In 2005, Sheriff Ash and his wife, Katie, decided to move home to Baker County to raise their two children, and he was hired by Sheriff Southwick as a Patrol Deputy. He has risen through the ranks at the Baker County Sheriff’s Office, serving as Detective, Patrol Sergeant, and Patrol Lieutenant. He has been an instructor for the Reserve Academy and a guest speaker for NRA concealed handgun classes. Sheriff Ash served on the Eastern Oregon Regional SWAT Team and maintains his DRE Certification.
In 2007, Travis Ash and OSP Senior Trooper Chris Hawkins earned national recognition and the Harold R. Berg Lifesaving Award for “dedication, perseverance, and investigative effort” in successfully locating 76-year-old Doris Anderson, 13 days after she had been reported missing in the Eagle Cap Wilderness. Ash was the first non-OSP recipient of the Award and brings that same dedication, perseverance, investigative effort, and commitment to community partnerships to his current role as Sheriff.

Since taking office Sheriff Ash has re-instituted the Community Corrections Work Crew, increased efficiency through employee cross-training, and added jobs to the Sheriff’s Office at no additional cost to Baker County. Ash has standardized his Office’s employee evaluation process and increased training opportunities for professional development of personnel. He maintains a fiscally conservative approach to managing the budget, using grant monies and leveraging resources when available to supplement county funds. Ash has conducted active shooter preparedness training for county employees and drug awareness training for local community members. He represents the Sheriff’s Office on the Interagency Major Crime Team and has been Incident Commander on several Search and Rescue Missions. During the past two summers, he successfully coordinated evacuation efforts for three major wildfires in Baker County. In addition to administrative duties, Sheriff Ash takes calls for service, responds to emergencies, is active on the county DRE call-list, and covers shifts when needed.

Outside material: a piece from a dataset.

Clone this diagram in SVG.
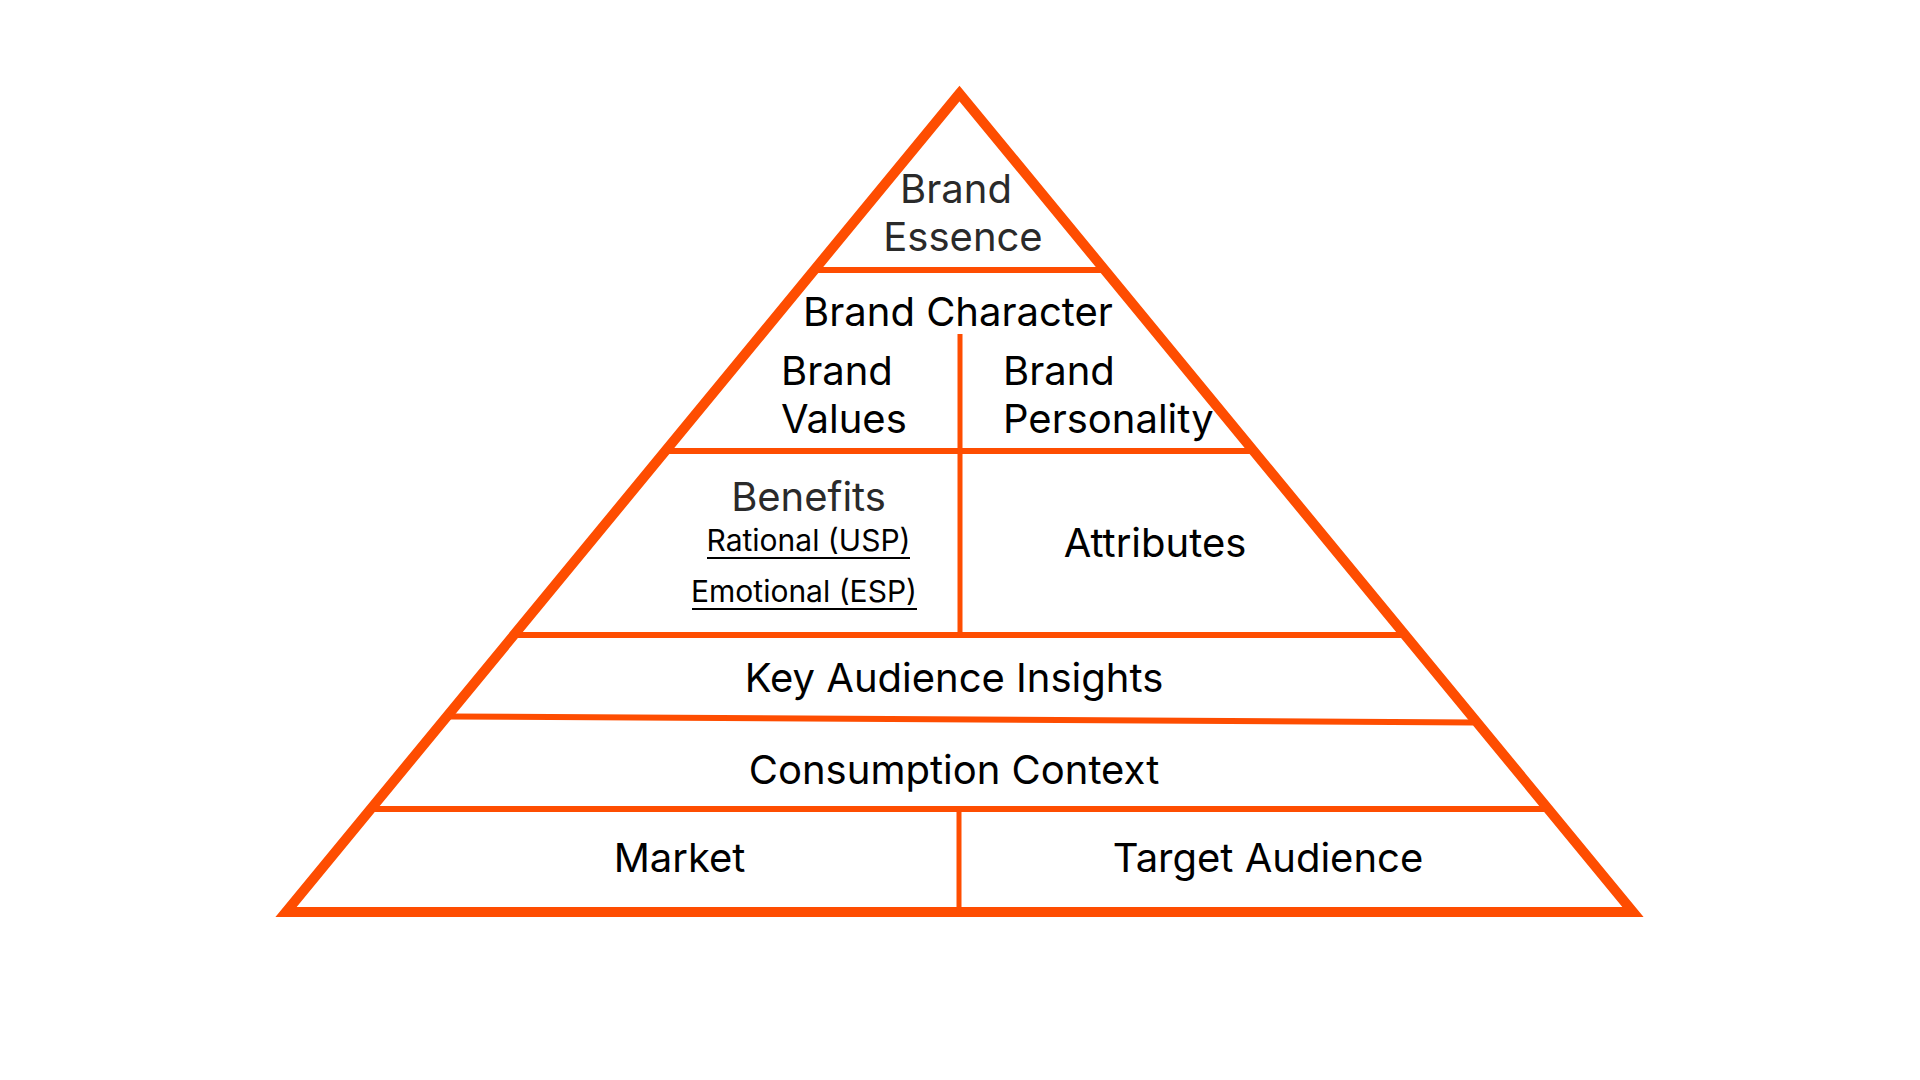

Sheriff Ash is committed to children and youth in Baker County. Professionally, he has been actively involved in community outreach with area schools as a job shadow and senior project mentor, guest speaker, drug awareness educator, community partner, and emergency preparedness advisor. He is an active parent-volunteer for his children’s schools and other activities. Sheriff Ash serves on the board for New Directions, Baker County’s mental health provider, and is a member of the local Lions Club. He is also an avid outdoorsman and dedicated family man. He and his wife have been married 20 years and have two school-age children.